Nuclear Energy’s Tiny Environmental Footprint


Fast Fission Podcast #12 – MP3 File

I recently came across a fascinating study that was done by five researchers from The Nature Conservancy.  If you have not heard of them before, the Nature Conservancy is

the leading conservation organization working around the world to protect ecologically important lands and waters for nature and people

The study compares the impact to natural habitats in the United States of various types of new energy development.  They refer to this as the “land use intensity” of energy, and it is measured in energy produced for a given land area.  Specifically, they estimated the amount of land that will be needed for the USA to meet energy demands by the year 2030 for various energy sources.   The group is concerned that the build out of new energy sources to meet growing demand and combat climate change could cause what they refer to as “energy sprawl” with detrimental impact to natural habitats.  It turns out, there is a lot to worry about!

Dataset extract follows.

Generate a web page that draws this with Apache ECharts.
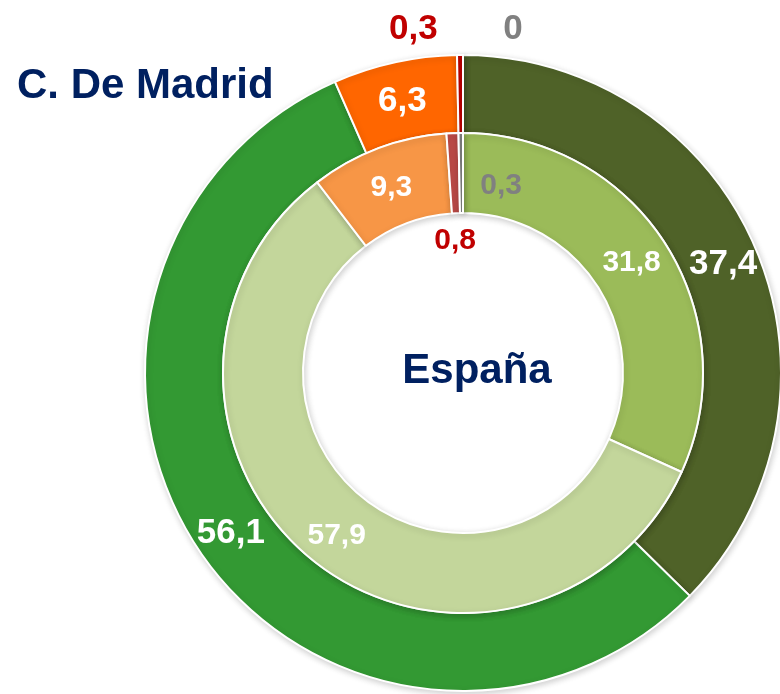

The results?  It takes on average 72 square kilometers of land to provide one megawatt of energy for one year when wind turbines are used.  Solar energy is better at 15 to 37 square kilometers, depending on the technology used.  Nuclear energy has the lowest impact on land use of ANY energy source.  In fact, nuclear energy has about one sixth the impact of solar thermal generation, and one thirtieth the impact of wind generation. 

It takes just 2.4 square KM, or about one square mile to provide one megawatt of electricity for one year when that energy is derived from nuclear energy.  This is a great example of how the incredible energy density of nuclear energy provides benefits to society.